[Problem requirements]: Give back exactly the lines from the beginning of the listing below to the line holding "import pandas as pd", both ends included; the pictures stay out.

[Recorded data]:

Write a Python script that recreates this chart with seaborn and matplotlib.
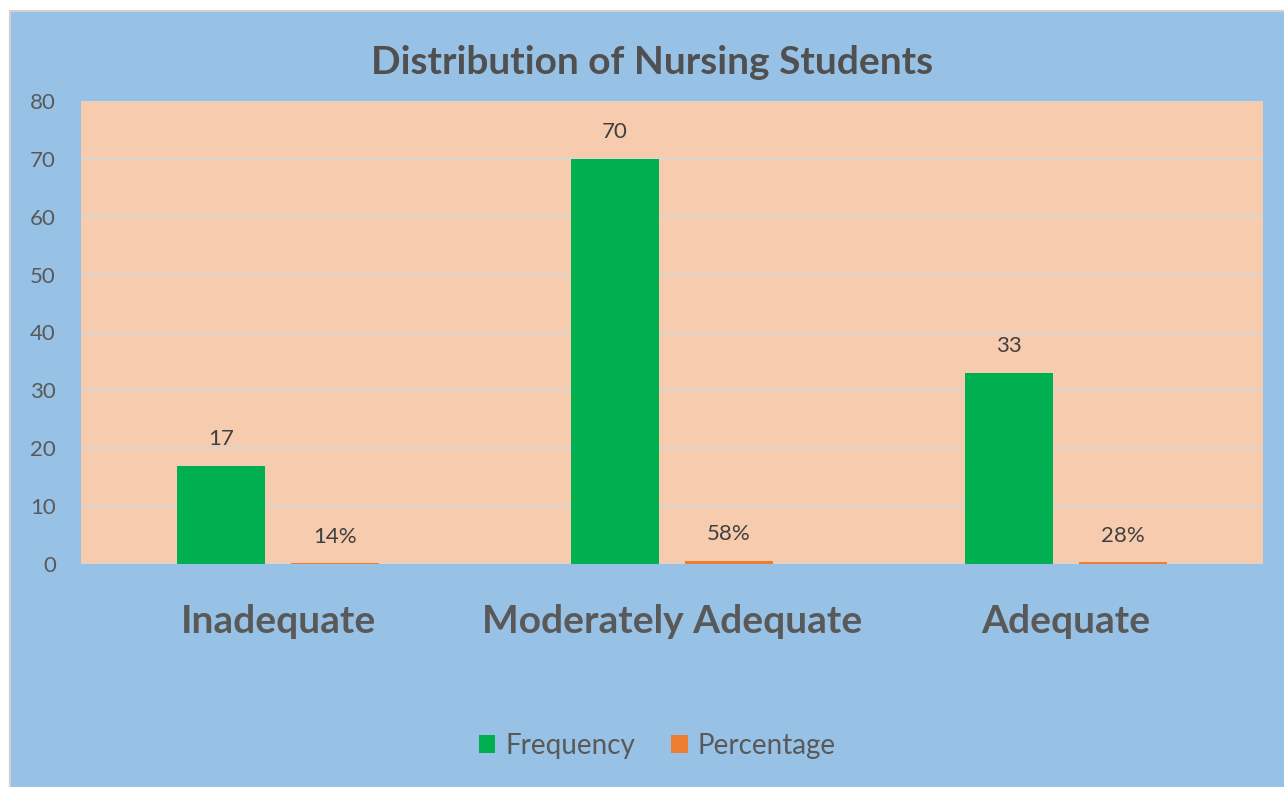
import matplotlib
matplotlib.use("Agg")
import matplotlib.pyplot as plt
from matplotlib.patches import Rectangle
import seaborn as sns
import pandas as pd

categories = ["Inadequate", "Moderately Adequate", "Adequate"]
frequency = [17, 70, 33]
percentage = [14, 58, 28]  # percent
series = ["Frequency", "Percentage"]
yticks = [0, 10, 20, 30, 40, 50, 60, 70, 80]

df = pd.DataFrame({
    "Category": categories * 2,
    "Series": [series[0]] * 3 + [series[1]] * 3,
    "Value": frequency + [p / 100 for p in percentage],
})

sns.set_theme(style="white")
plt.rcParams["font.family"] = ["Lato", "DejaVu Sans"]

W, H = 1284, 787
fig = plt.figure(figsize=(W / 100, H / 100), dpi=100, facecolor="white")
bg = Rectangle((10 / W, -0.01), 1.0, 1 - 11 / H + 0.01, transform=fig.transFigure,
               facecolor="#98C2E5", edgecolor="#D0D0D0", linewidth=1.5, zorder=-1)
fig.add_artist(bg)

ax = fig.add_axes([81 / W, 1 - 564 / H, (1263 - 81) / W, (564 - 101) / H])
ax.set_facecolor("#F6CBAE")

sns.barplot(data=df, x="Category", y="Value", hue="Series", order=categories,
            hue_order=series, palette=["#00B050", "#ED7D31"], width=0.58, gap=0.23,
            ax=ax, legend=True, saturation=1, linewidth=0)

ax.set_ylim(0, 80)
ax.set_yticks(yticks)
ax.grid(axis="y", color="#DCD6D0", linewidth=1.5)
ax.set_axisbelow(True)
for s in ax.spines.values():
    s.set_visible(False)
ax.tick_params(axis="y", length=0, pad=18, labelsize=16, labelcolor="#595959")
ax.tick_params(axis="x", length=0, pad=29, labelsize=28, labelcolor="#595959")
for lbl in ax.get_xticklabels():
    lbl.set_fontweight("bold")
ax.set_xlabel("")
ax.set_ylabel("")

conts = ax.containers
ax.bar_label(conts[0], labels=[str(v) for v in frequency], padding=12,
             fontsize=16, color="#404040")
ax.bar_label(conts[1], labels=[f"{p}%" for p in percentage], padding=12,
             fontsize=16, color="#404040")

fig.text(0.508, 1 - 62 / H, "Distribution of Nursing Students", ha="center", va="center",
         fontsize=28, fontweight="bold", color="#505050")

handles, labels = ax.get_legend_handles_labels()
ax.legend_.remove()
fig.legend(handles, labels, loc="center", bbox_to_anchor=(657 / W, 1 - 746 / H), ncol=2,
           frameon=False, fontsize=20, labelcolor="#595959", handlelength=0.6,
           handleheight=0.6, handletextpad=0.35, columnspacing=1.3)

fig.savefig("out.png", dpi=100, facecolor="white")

[The output]:
Write a Python script that recreates this chart with seaborn and matplotlib.
import matplotlib
matplotlib.use("Agg")
import matplotlib.pyplot as plt
from matplotlib.patches import Rectangle
import seaborn as sns
import pandas as pd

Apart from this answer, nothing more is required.